“You can drown in knee deep water if you stand on your head,” we are told in Knee Deep’s second act, at which point that guy we all know (because we all know at least one) would say something about the body having a reflex that wouldn’t allow you to stand on your head in water long enough to drown, so the statement is factually incorrect. It’s the sort of thing you can imagine an old woman saying in a Southern Gothic novel: don’t poke a gator and then tell me you ain’t got feet to run away; that man could stand outside in a hurricane and stay dry; you can drown in knee deep water if you stand on your head.
It suggests that if you’re determined to press on with something foolhardy you’ll probably not do well out of it, a warning which the protagonists of Knee Deep do not heed (the other two I made up). It’s a perfect example of Knee Deep’s shtick though: snappy, folksy writing. Witticisms that aren’t really accurate but definitely sound meaningful. Artificial, in the sense that for the most part people don’t actually talk in real life like they do in Knee Deep.
It works in context because Knee Deep is painted as being entirely artificial anyway. It’s a murder mystery melodrama with a distinctly Twin Peaksian flare to it, and you control the characters unwittingly at the heart of it, all three of whom end up investigating the apparent suicide of an actor in Cyprus Knee, a Florida backwater, completely coincidentally. You follow Romana (a gossip blogger characterises as odd and/or quirky), Jack (a middle aged local newshound), and K.C. Gaddis (washed up private detective) in turns as they pull on different threads of a huge conspiracy. And the entire thing is a play.
It takes place on a stage that rotates through different sets, over three distinct acts that each have a lead in scene (when it first came out on PC last year these were released episodically). The walls of buildings slide apart, characters are spotlighted, text messages they receive are projected on screens behind them, and everyone frequently breaks the fourth wall, or speaks in rhyming couplets. You can see silhouettes of the actors moving to hit their marks when the lights are down, and when shocking or exciting things happen the audience gasps. It’s pretty fucking cool, to be honest.
It works with the sad inevitability of the story. You can choose slightly different paths through the play, but there’s no way to hammer out a really happy ending: you’re told at the start you can’t lose the game, but you can’t win it either. This makes perfect sense when you think of it as a performance that the actors learn and reproduce night after night, possibly including matinees as well. As a game it’s a bit of a hindrance because it’s not especially interactive — in fact the mini-game puzzles you come across, most likely there to vary the game up, end up feeling out of place and crowbarred in when compared with the rest of it.
It’s slightly mis-sold because while Knee Deep is technically a mystery you don’t really end up solving it, per se.
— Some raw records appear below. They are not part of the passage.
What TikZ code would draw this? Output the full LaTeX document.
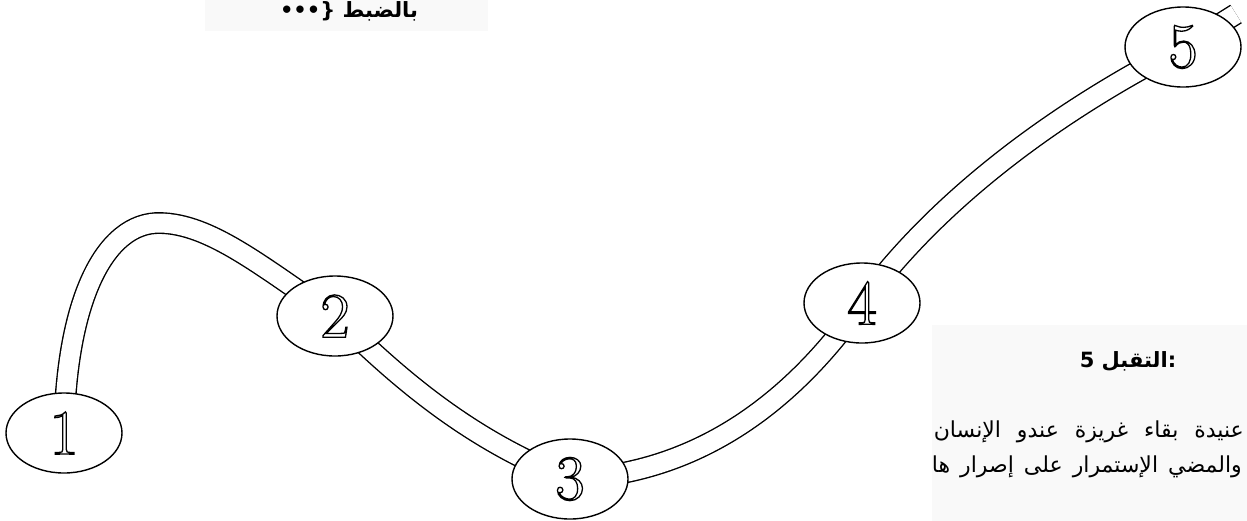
\documentclass[tikz,border=0pt]{standalone}
\usepackage{fontspec}
\usetikzlibrary{shapes.geometric}
\newfontfamily\arabicfont[Script=Arabic]{DejaVu Sans}
\newcommand\hollow[1]{{\color{white}\special{pdf:literal direct 2 Tr 1.3 w 0 G}#1%
  \special{pdf:literal direct 0 Tr}}}
\pgfdeclarelayer{background}
\pgfsetlayers{background,main}

\begin{document}
\begin{tikzpicture}[x=1pt,y=-1pt,
    road/.style={line width=1.4pt,double=white,double distance=19pt},
    stop/.style={ellipse,draw,line width=1.4pt,fill=white,inner sep=0pt,
      minimum width=116pt,minimum height=80pt,
      font=\fontsize{64}{64}\selectfont},
    ar/.style={font=\arabicfont\fontsize{22}{26}\selectfont,inner sep=0pt}]
  \useasboundingbox (0,0) rectangle (1247,520);
  \node[stop] (s1) at (64,433)   {\hollow{1}};
  \node[stop] (s2) at (335,316)  {\hollow{2}};
  \node[stop] (s3) at (570,479)  {\hollow{3}};
  \node[stop] (s4) at (862,303)  {\hollow{4}};
  \node[stop] (s5) at (1183,47)  {\hollow{5}};
  \coordinate (tip) at (1236,14);
  \node[ar,font=\arabicfont\bfseries\fontsize{21}{24}\selectfont,anchor=base] (hint) at (349,17)
    {\mbox{\{•••}\ \mbox{بالضبط}};
  \node[ar,font=\arabicfont\bfseries\fontsize{21}{26}\selectfont,anchor=base] (title) at (1128,367)
    {\mbox{5}\ \mbox{التقبل}\mbox{:}};
  \node[ar,anchor=base east] (l1) at (1244,437)
    {\hbox to 310pt{\mbox{الإنسان}\hfill\mbox{عندو}\hfill\mbox{غريزة}\hfill\mbox{بقاء}\hfill\mbox{عنيدة}}};
  \node[ar,anchor=base east] (l2) at (1242,472)
    {\hbox to 310pt{\mbox{ها}\hfill\mbox{إصرار}\hfill\mbox{على}\hfill\mbox{الإستمرار}\hfill\mbox{والمضي}}};
  \begin{pgfonlayer}{background}
    \fill[gray!5] (205,-5) rectangle (488,31);
    \fill[gray!5] (932,325) rectangle (1252,525);
    \draw[road] (s1.center) .. controls (66,300) and (105,222) .. (160,223)
      .. controls (210,224) and (260,265) .. (s2.center)
      .. controls (400,380) and (470,440) .. (s3.center)
      .. controls (680,475) and (780,420) .. (s4.center)
      .. controls (930,210) and (1040,120) .. (s5.center) -- (tip);
  \end{pgfonlayer}
\end{tikzpicture}
\end{document}
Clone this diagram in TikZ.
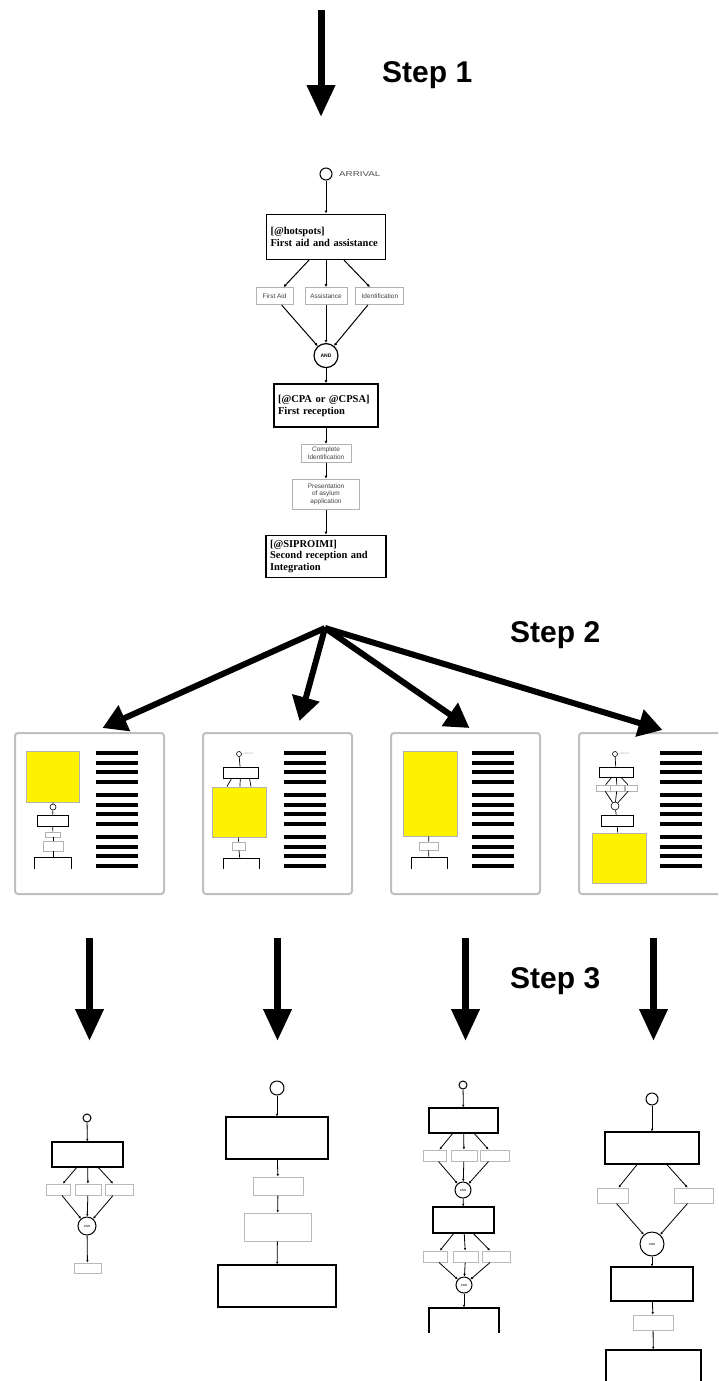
\documentclass[tikz,border=0pt]{standalone}
\usepackage{fontspec}
\setmainfont{Liberation Serif}
\setsansfont{Liberation Sans}
\usepackage{tikz}
\usetikzlibrary{positioning, arrows.meta}

\begin{document}
\begin{tikzpicture}[
  x=1pt, y=-1pt,
  every node/.style={align=center},
  sz/.style 2 args={minimum width=#1pt, minimum height=#2pt},
  steplabel/.style={font=\sffamily\bfseries\fontsize{30}{32}\selectfont,
                    anchor=base west, inner sep=0pt},
  bigarrow/.style={line width=7pt, -{Triangle[length=32pt, width=27pt]}},
  fanarrow/.style={line width=6pt, -{Triangle[length=24pt, width=27pt]}},
  stage/.style={draw, line width=1.6pt, align=left, inner xsep=4pt, inner ysep=2pt,
                font=\bfseries\fontsize{10.5}{12}\selectfont},
  activity/.style={draw=gray!60, line width=0.9pt, inner sep=1pt,
                   font=\sffamily\fontsize{6.5}{7.5}\selectfont, text=gray!50!black},
  gate/.style={draw, circle, line width=1.2pt, inner sep=0pt,
               font=\sffamily\bfseries\fontsize{5}{5}\selectfont},
  entry/.style={draw, circle, line width=1pt, inner sep=0pt},
  flow/.style={-{Latex[length=3pt, width=3pt]}, line width=1pt},
  panel/.style={draw=gray!50, line width=2pt, rounded corners=3pt, fill=white,
                minimum width=149pt, minimum height=161pt},
  bar/.style={line width=4pt},
  focus/.style={draw=gray!60, fill=yellow, line width=0.8pt, inner sep=0pt},
  mtask/.style={draw, line width=0.9pt, inner sep=0pt},
  msub/.style={draw=gray!60, line width=0.6pt, inner sep=0pt},
  mgate/.style={draw, circle, line width=0.6pt, inner sep=0pt},
  mentry/.style={draw, circle, line width=0.6pt, inner sep=0pt},
  mlink/.style={line width=0.7pt},
  tinylbl/.style={anchor=west, inner sep=0pt, text=gray!60,
                  font=\sffamily\fontsize{2.5}{3}\selectfont},
  task/.style={draw, line width=1.4pt, inner sep=0pt},
  sub/.style={draw=gray!55, line width=1pt, inner sep=0pt},
  andgate/.style={draw, circle, line width=1pt, inner sep=0pt,
                  font=\sffamily\fontsize{3}{3}\selectfont},
  link/.style={-{Latex[length=2.5pt, width=2.5pt]}, line width=0.8pt}
]
\useasboundingbox (0,0) rectangle (718,1381);
\clip (0,0) rectangle (718,1381);

% step 1: the full process
\coordinate (s1top) at (321,10);
\coordinate (s1tip) at (321,117);
\draw[bigarrow] (s1top) -- (s1tip);
\node[steplabel] (step1) at (382,82) {Step 1};

\node[entry, minimum size=12pt] (arrival) at (326,174) {};
\node[anchor=west, inner sep=0pt, text=gray!60!black,
      font=\sffamily\fontsize{7}{7}\selectfont] (arrlbl) at (339,174)
  {\scalebox{1.4}[1]{ARRIVAL}};
\node[stage, text width=111pt, minimum height=45pt, below=33pt of arrival] (hotspots)
  {[@hotspots]\\First aid and assistance};
\node[activity, sz={42}{17}, below=27pt of hotspots] (assist) {Assistance};
\node[activity, sz={37}{17}, left=11pt of assist] (firstaid) {First Aid};
\node[activity, sz={48}{17}, right=8pt of assist] (ident) {Identification};
\node[gate, minimum size=24pt, below=38pt of assist] (and) {AND};
\node[stage, text width=96pt, minimum height=43pt, below=15pt of and] (cpa)
  {[@CPA or @CPSA]\\First reception};
\node[activity, sz={50}{18}, below=16pt of cpa] (complete) {Complete\\Identification};
\node[activity, sz={67}{30}, below=16pt of complete] (present)
  {Presentation\\of asylum\\application};
\node[stage, text width=112pt, minimum height=42pt, below=25pt of present,
      font=\bfseries\fontsize{10.5}{11.5}\selectfont] (siproimi)
  {[@SIPROIMI]\\Second reception and\\Integration};

\draw[flow] (arrival) -- (hotspots);
\draw[flow] ([xshift=-17pt]hotspots.south) -- ([xshift=9pt]firstaid.north);
\draw[flow] (hotspots) -- (assist);
\draw[flow] ([xshift=18pt]hotspots.south) -- ([xshift=-10pt]ident.north);
\draw[flow] ([xshift=7pt]firstaid.south) -- (and);
\draw[flow] (assist) -- (and);
\draw[flow] ([xshift=-12pt]ident.south) -- (and);
\draw[flow] (and) -- (cpa);
\draw[flow] (cpa) -- (complete);
\draw[flow] (complete) -- (present);
\draw[flow] (present) -- (siproimi);

% step 2: one page per stage
\node[steplabel] (step2) at (510,642) {Step 2};
\coordinate (hub) at (325,628);
\node[panel] (pan1) at (89.5,813.5) {};
\node[panel, right=37pt of pan1] (pan2) {};
\node[panel, right=37pt of pan2] (pan3) {};
\node[panel, right=37pt of pan3] (pan4) {};

\draw[fanarrow] (hub) -- ([xshift=13pt, yshift=4pt]pan1.north);
\draw[fanarrow] (hub) -- ([xshift=22pt, yshift=11pt]pan2.north);
\draw[fanarrow] (hub) -- ([xshift=4pt, yshift=4pt]pan3.north);
\draw[fanarrow] (hub) -- ([xshift=9pt, yshift=2pt]pan4.north);

\foreach \p in {pan1,pan2,pan3,pan4}
  \foreach \g in {0,1,2}
    \foreach \k in {0,...,3}
      \draw[bar] ([shift={(82,21+42*\g+9.5*\k)}]\p.north west) -- ++(42,0);

\begin{scope}[shift={(pan1.north west)}]
  \node[focus, sz={53}{51}] (p1y) at (38.5,44.5) {};
  \node[mgate, minimum size=6pt] (p1g) at (39,75) {};
  \node[mtask, sz={31}{11}] (p1a) at (38.5,88.5) {};
  \node[msub, sz={15}{5}] (p1b) at (39,102.5) {};
  \node[msub, sz={20}{10}] (p1c) at (39,114) {};
  \begin{scope}
    \clip (0,0) rectangle (149,136);
    \node[mtask, sz={37}{24}] (p1d) at (39,137) {};
  \end{scope}
  \draw[mlink] (p1y) -- (p1g);
  \draw[mlink] (p1g) -- (p1a);
  \draw[mlink] (p1a) -- (p1b);
  \draw[mlink] (p1b) -- (p1c);
  \draw[mlink] (p1c) -- (p1d);
\end{scope}

\begin{scope}[shift={(pan2.north west)}]
  \node[mentry, minimum size=5pt] (p2s) at (37,22) {};
  \node[tinylbl] (p2l) at (41,22) {ARRIVAL};
  \node[mtask, sz={35}{11}] (p2a) at (38.5,40.5) {};
  \node[focus, sz={54}{50}] (p2y) at (37,80) {};
  \node[msub, sz={13}{8}] (p2b) at (36.5,114) {};
  \begin{scope}
    \clip (0,0) rectangle (149,136);
    \node[mtask, sz={36}{24}] (p2d) at (39,138) {};
  \end{scope}
  \draw[mlink] (p2s) -- (p2a);
  \draw[mlink] ([xshift=-9pt]p2a.south) -- ([xshift=-12pt]p2y.north);
  \draw[mlink] (p2a) -- (p2y);
  \draw[mlink] ([xshift=9pt]p2a.south) -- ([xshift=12pt]p2y.north);
  \draw[mlink] (p2y) -- (p2b);
  \draw[mlink] (p2b) -- (p2d);
\end{scope}

\begin{scope}[shift={(pan3.north west)}]
  \node[focus, sz={54}{85}] (p3y) at (40,61.5) {};
  \node[msub, sz={19}{8}] (p3b) at (38.5,114) {};
  \begin{scope}
    \clip (0,0) rectangle (149,136);
    \node[mtask, sz={36}{24}] (p3d) at (39,137) {};
  \end{scope}
  \draw[mlink] (p3y) -- (p3b);
  \draw[mlink] (p3b) -- (p3d);
\end{scope}

\begin{scope}[shift={(pan4.north west)}]
  \node[mentry, minimum size=5pt] (p4s) at (37,22) {};
  \node[tinylbl] (p4l) at (41,22) {ARRIVAL};
  \node[mtask, sz={34}{10}] (p4a) at (38,40) {};
  \node[msub, sz={14}{6}] (p4b) at (25,56) {};
  \node[msub, sz={14}{6}] (p4c) at (39,56) {};
  \node[msub, sz={12}{6}] (p4d) at (53,56) {};
  \node[mgate, minimum size=8pt] (p4g) at (37,74) {};
  \node[mtask, sz={32}{11}] (p4e) at (39,88.5) {};
  \node[focus, sz={54}{50}] (p4y) at (41,126) {};
  \draw[mlink] (p4s) -- (p4a);
  \draw[mlink] (p4a) -- (p4b);
  \draw[mlink] (p4a) -- (p4c);
  \draw[mlink] (p4a) -- (p4d);
  \draw[mlink] (p4b) -- (p4g);
  \draw[mlink] (p4c) -- (p4g);
  \draw[mlink] (p4d) -- (p4g);
  \draw[mlink] (p4g) -- (p4e);
  \draw[mlink] (p4e) -- (p4y);
\end{scope}

% step 3: the rebuilt models
\node[steplabel] (step3) at (510,988) {Step 3};
\foreach \p in {pan1,pan2,pan3,pan4}
  \draw[bigarrow] ([yshift=-43pt]\p.south) -- ++(0,103);

% model a
\node[entry, minimum size=8pt] (a0) at (87,1118) {};
\node[task, sz={71}{25}] (a1) at (87.5,1154.5) {};
\node[sub, sz={24}{11}] (a2) at (58,1189.5) {};
\node[sub, sz={26}{11}] (a3) at (88,1189.5) {};
\node[sub, sz={28}{11}] (a4) at (119,1189.5) {};
\node[andgate, minimum size=18pt] (a5) at (87,1226) {AND};
\node[sub, sz={27}{10}] (a6) at (87.5,1268) {};
\draw[link] (a0) -- (a1);
\draw[link] ([xshift=-11pt]a1.south) -- ([xshift=5pt]a2.north);
\draw[link] (a1) -- (a3);
\draw[link] ([xshift=11pt]a1.south) -- ([xshift=-6pt]a4.north);
\draw[link] ([xshift=4pt]a2.south) -- (a5);
\draw[link] (a3) -- (a5);
\draw[link] ([xshift=-6pt]a4.south) -- (a5);
\draw[link] (a5) -- (a6);

% model b
\node[entry, minimum size=14pt] (b0) at (277,1088) {};
\node[task, sz={102}{42}] (b1) at (277,1138) {};
\node[sub, sz={50}{18}] (b2) at (278,1186) {};
\node[sub, sz={67}{28}] (b3) at (277.5,1227) {};
\node[task, sz={118}{42}] (b4) at (277,1286) {};
\draw[link] (b0) -- (b1);
\draw[link] (b1) -- (b2);
\draw[link] (b2) -- (b3);
\draw[link] (b3) -- (b4);

% model c
\node[entry, minimum size=8pt] (c0) at (463,1085) {};
\node[task, sz={69}{25}] (c1) at (463.5,1120.5) {};
\node[sub, sz={23}{11}] (c2) at (434.5,1155.5) {};
\node[sub, sz={26}{11}] (c3) at (464,1155.5) {};
\node[sub, sz={29}{11}] (c4) at (494.5,1155.5) {};
\node[andgate, minimum size=16pt] (c5) at (463,1190) {AND};
\node[task, sz={61}{26}] (c6) at (463.5,1220) {};
\node[sub, sz={24}{11}] (c7) at (435,1256.5) {};
\node[sub, sz={25}{11}] (c8) at (465.5,1256.5) {};
\node[sub, sz={28}{11}] (c9) at (496,1256.5) {};
\node[andgate, minimum size=16pt] (c10) at (464,1285) {AND};
\begin{scope}
  \clip (400,1300) rectangle (530,1332);
  \node[task, sz={70}{50}] (c11) at (464,1333) {};
\end{scope}
\draw[link] (c0) -- (c1);
\draw[link] ([xshift=-11pt]c1.south) -- ([xshift=5pt]c2.north);
\draw[link] (c1) -- (c3);
\draw[link] ([xshift=11pt]c1.south) -- ([xshift=-6pt]c4.north);
\draw[link] ([xshift=4pt]c2.south) -- (c5);
\draw[link] (c3) -- (c5);
\draw[link] ([xshift=-6pt]c4.south) -- (c5);
\draw[link] (c5) -- (c6);
\draw[link] ([xshift=-10pt]c6.south) -- ([xshift=5pt]c7.north);
\draw[link] (c6) -- (c8);
\draw[link] ([xshift=10pt]c6.south) -- ([xshift=-6pt]c9.north);
\draw[link] ([xshift=4pt]c7.south) -- (c10);
\draw[link] (c8) -- (c10);
\draw[link] ([xshift=-6pt]c9.south) -- (c10);
\draw[link] (c10) -- (c11);

% model d
\node[entry, minimum size=12pt] (d0) at (652,1099) {};
\node[task, sz={94}{32}] (d1) at (652,1148) {};
\node[sub, sz={31}{15}] (d2) at (612.5,1195.5) {};
\node[sub, sz={39}{15}] (d3) at (693.5,1195.5) {};
\node[andgate, minimum size=24pt] (d4) at (652,1244) {AND};
\node[task, sz={82}{34}] (d5) at (652,1284) {};
\node[sub, sz={40}{15}] (d6) at (653,1322.5) {};
\node[task, sz={95}{50}] (d7) at (653.5,1375) {};
\draw[link] (d0) -- (d1);
\draw[link] ([xshift=-15pt]d1.south) -- ([xshift=6pt]d2.north);
\draw[link] ([xshift=15pt]d1.south) -- ([xshift=-6pt]d3.north);
\draw[link] ([xshift=4pt]d2.south) -- (d4);
\draw[link] ([xshift=-6pt]d3.south) -- (d4);
\draw[link] (d4) -- (d5);
\draw[link] (d5) -- (d6);
\draw[link] (d6) -- (d7);
\end{tikzpicture}
\end{document}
You’re instead party to the complex melodrama playing out between the three different sleuths and the cast of odd characters: the councilman on the take with a strange vocabulary, the swamp recluse whose baby was eaten by an alligator; Remy, who runs the diner and the store simultaneously, and always refers to himself in the third person. It works much better if you treat it like it actually is a play, albeit one with camera zooms, rather than a game.
This is okay because it’s a bloody good story, at least to start with. It’s consciously odd, steeped in the humid discomfort that small towns have, and the constant feeling that you’re being watched and judged, both by the characters on stage and the audience at the same time. It does rather lose it’s way in the third act, though, veering from unsettling Southern Gothic swamp drama to a disappointing weird science conclusion, but the way it’s presented is so novel that your attention rarely wanders. It would be fantastic to see another game made in the same way with a different story. The new Telltale serial, in the largest theatre never built.
It’s improbably gigantic, filled with moving parts, fire, smoke, and water, but this is exactly the sort of shit theatre people do when they can get away with it. The last time I went to a play it rained and a house collapsed, both inside on the stage, there’s a huge outdoor opera stage in Austria that appears to spend each passing year trying to outdo itself with things like a stage that is a giant book being read by death, and the original Globe Theatre burnt down because in 1613 they reproduced the sound effect of firing a canon by firing an actual canon. Knee Deep is following a time honoured tradition of incredibly grandiose melodrama, and it works surprisingly well in a video game.